OUTRO OLHAR
por Jomar Morais
O QUE FAZER COM
A MINHA DOR?
Uma lenda oriental relata que, durante a visita de Sidarta Gautama, o Buda, a um povoado no norte da Índia, há  2600 anos, uma mãe apresentou-lhe uma proposta inusitada. Triste e inconformada, a mulher queria que o iluminado usasse seus poderes mentais para devolver à vida o seu único filho, que falecera dias antes.

Buda ouviu o relato queixoso e, ao final, impôs uma condição para que o milagre acontecesse: era preciso que  aquela mãe lhe levasse um grão de mostarda recolhido em uma casa onde jamais a dor tivesse entrado.

Tomada pela esperança, a mulher percorreu, célere, toda a vila, mas no fim do dia não havia alcançado o seu intento. Nos dias seguintes, repetiu a busca em vilas vizinhas e outra vez deu de cara com pessoas que choravam a perda de entes queridos, doenças graves, frustrações familiares,  etc Depois disso, a mulher desapareceu e não mais se ouviu falar de seu périplo para encontrar a semente.

Anos mais tarde, em outro vilarejo da Índia, Buda a reconhece no meio da multidão que o cercava e, ainda compassivo com a sua dor, pergunta-lhe se, finalmente, trouxera o grão de mostarda necessário à ressureição de seu filho.

Não - diz a mulher, que agora sorri. - Mas isso já não é necessário. Durante todos esses anos, Iluminado, bati à porta de ricos e pobres, doutos e ignorantes, desvalidos e poderosos, e em todas elas recolhi relatos de infortúnio e desconforto. Compreendi então que a minha dor não é minha, é da vida.

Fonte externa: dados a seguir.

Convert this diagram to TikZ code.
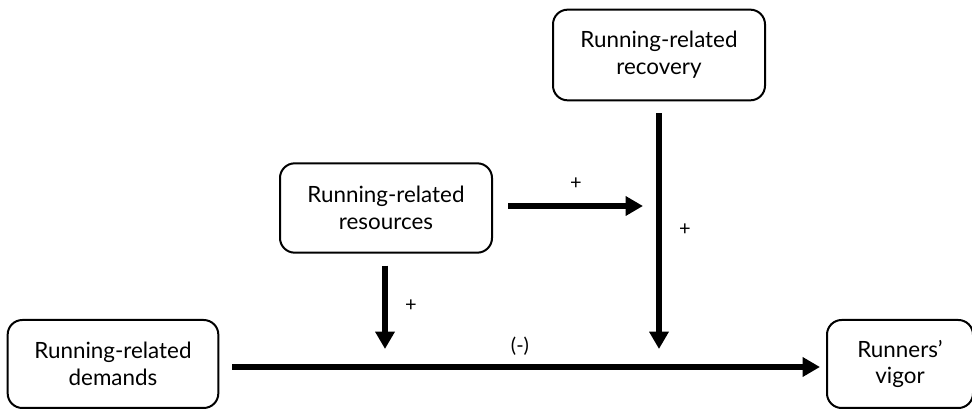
\documentclass[tikz,border=0pt]{standalone}
\usepackage{fontspec}
\setmainfont{Lato}
\usetikzlibrary{arrows.meta}
\begin{document}
\begin{tikzpicture}[x=0.75pt,y=-0.75pt,
  box/.style={draw,line width=1.5pt,rounded corners=11pt,align=center,font=\fontsize{16.8}{20}\selectfont,inner sep=0pt},
  conn/.style={line width=4.5pt,-{Triangle[length=13pt,width=14pt]}},
  lbl/.style={font=\fontsize{15}{17}\selectfont}]
\useasboundingbox (0,0) rectangle (972,409);
\node[box,minimum width=158pt,minimum height=66pt] (dem) at (113,364) {Running-related\\demands};
\node[box,minimum width=109.5pt,minimum height=66pt] (vig) at (900,364) {Runners’\\vigor};
\node[box,minimum width=159pt,minimum height=67pt] (res) at (386,208) {Running-related\\resources};
\node[box,minimum width=159pt,minimum height=68pt] (rec) at (659,55) {Running-related\\recovery};
\coordinate (m1) at (385,349);
\coordinate (m2) at (659,349);
\coordinate (v1) at (643,206);
\draw[conn] (232,367) -- (820,367);
\draw[conn] (res.south -| m1) ++(0,12) -- (m1);
\draw[conn] (rec.south -| m2) ++(0,12) -- (m2);
\draw[conn] (res.east |- v1) ++(15,0) -- (v1);
\node[lbl] (p1) at (576,184) {+};
\node[lbl] (p2) at (685,230) {+};
\node[lbl] (p3) at (411,306) {+};
\node[lbl] (neg) at (520,346) {(-)};
\end{tikzpicture}
\end{document}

Em nosso mundo escravizado ao hedonismo (o culto ao prazer como valor soberano), rememorar a velha lenda budista pode ser o primeiro passo para a liberação do sofrimento. Descobrir que a dor é um evento transpessoal, ajuda-nos a atribuir-lhe novo significado e a perceber o seu papel essencial no crescimento dos seres.

O progresso material até aqui tem sido, basicamente, o resultado do esforço do homem para eliminar a dor - o que torna autoevidente a importância dessa indesejada. Mas já caminhamos o suficiente para entender que, se a administração e o alívio da dor se fazem necessários, a sua erradicação nos roubaria o mais eficiente indicador de nossos desequilíbrios físicos e psicológicos e a mestra insistente que jamais desiste de nos conduzir à reflexão e à reinvenção de nós próprios.

O hedonismo exacerbado, que corrompe o prazer natural, fonte de fruição da vida, transformando-o em mera rota de fuga da dor, no fenômeno das compulsões, é contrário à evolução.

A tolerância zero à dor física, logo abafada com analgésicos e relaxantes, impede a leitura de sinais do corpo e abre portas à ação silenciosa de doenças que só em estágio avançado serão perecebidas.

A falácia de que a felicidade é euforia e não comporta frustrações, logo encobertas por ansiolíticos e antipressivos, mantém-nos na imaturidade emocional e nos retira a chance de nos realizarmos espiritualmente em saudável processo de autoconhecimento, livres do medo de viver.

Como reconhece o poeta, a dor é inevitável, mas o sofrimento é opcional. Uma dor compreendida e administrada é sempre um portal que se abre para a cura e a libertação.